Mines strikes could spread
WORLD number two platinum producer Impala Platinum has warned that strikes at South Africa's platinum mines, resulting in the death of workers at Implats and its rival Lonmin could become more widespread.
A violent six-week strike at Implats' Rustenburg operations early this year sliced 21% off its full-year production and, combined with declining metals prices, led to a sharp cut in its dividend, to R1.95 a share from R5.70 last year.
"The platinum industry is experiencing increased levels of industrial action, as witnessed at both Impala Rustenburg at the beginning of this year and more recently at Lonmin, with the associated tragic loss of life. These developments pose a significant risk to the industry," said Implats' newly installed chief executive Terence Goodlace.

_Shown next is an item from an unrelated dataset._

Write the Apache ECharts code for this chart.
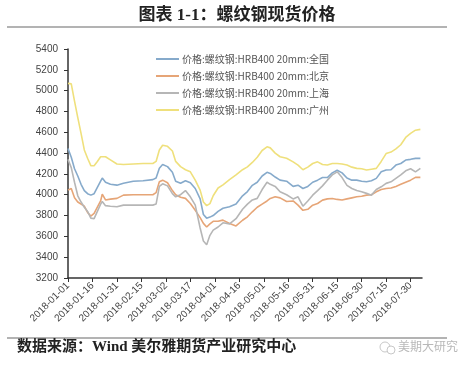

Describing the labour relations at Implats' operations as "relatively stable", Goodlace said the trade union rivalry that sparked the strike at both its operations and Lonmin's was still "fairly volatile".
The platinum price has also jumped to a three-month high on the threat that South Africa, as supplier of 80% of the world's platinum, could be disrupted indefinitely.
Meanwhile South Africa's Impala Platinum said yesterday it had joined the country's chamber of mines as a full member, a move that could see it eventually bargain collectively with other companies and stem a wave of labour unrest.